Dolby Atmos には、Dolby Digital Plus ベースのものと、Dolby True HD ベースのものがあり、主に前者は Netflix 等の各種配信サービスで、後者は Blu-ray Disc (BDMV) で使用されています。(よく配信よりも BD の方が音質が良いと言われるのはこういった理由もあります)Dolby True HD の伝送には eARC の帯域が必要ですが、Dolby Digital Plus の伝送には従来の ARC で対応できます。そのため、動画配信サービスで Atmos 対応動画を再生する分には ARC までの対応であっても十分なのです。
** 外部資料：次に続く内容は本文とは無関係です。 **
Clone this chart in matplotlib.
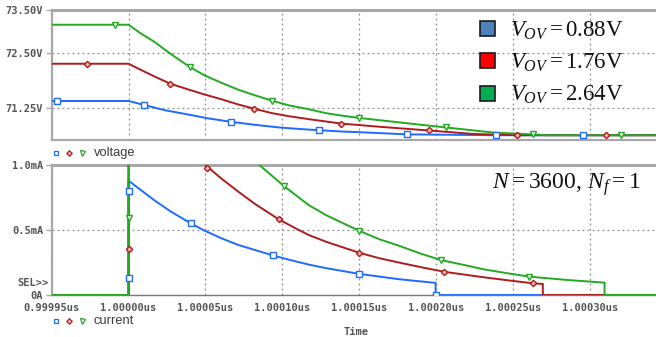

ちなみに、光デジタル (S/PDIF) は 光通信のイメージとは裏腹に帯域が狭く Dolby Digital Plus ですら伝送できなかったりします(逆に同軸デジタルは True HD も可能(!))。

わたしが PC モニターとして使用している TV と導入理由

現在使用しているものは、LG 49NANO86 です。以前の記事で紹介したサブ PC のための 4K モニターを導入しようとしており、このマシンはほぼゲーム用にしか使用していなく大画面の方が良いことが導入理由です。当初は価格面でも PC 向けの 27 インチクラスのモニターとほぼ同じで、検討当時発売ラッシュであったチューナーレス 4K テレビを購入したのですが、最終的に不具合で返品することになりました。そこで当時在庫処分で特価となっていたこの機種を購入しました。2020 年モデルで型落ちであり、チューナーレス TV と比べると価格は上がりますが、 HDMI 2.1 48Gbps フルスペック対応ポート搭載で 4K@120Hz 12bit 入力が可能、そして 後継機種には存在しない 50 インチクラスで IPS パネルを搭載していたことが決め手です。使用感ですが、やはり大画面だけあって Forza Horizon 5 などのゲームをプレイすると迫力が違いますね。サブ PC はグラボが弱くフレームレートが落ち込むことも多いですが、VRR のおかげでカクつきが少ないプレイが可能になったところも良い点です。通常の PC 利用でも前述のような問題は発生せず、スケーリングなしで使用し広大な作業空間が得られています。ただ、IPS パネルの弱点であるコントラストの低さとローカルディミングが無いに等しいエッジ型バックライトによって暗い部屋での映像視聴時に黒浮きが起こるのは気になるポイントです。

まとめ

この記事では、大画面 TV を PC モニターとして使うメリットやデメリット、機種選定にあたっての注意点について取り上げてきました。TV は、同じパネルを使用していてもメーカーによって味付けが違い、画質が大きく異なることも多いです。しかし、そんな点を含めても身近な家電量販店などで実機を見て比較できるということは TV の大きな利点です。みなさんもこれらを参考にして自分にあった機種を見つけ、大画面 PC ライフを送ってみてはいかがでしょうか。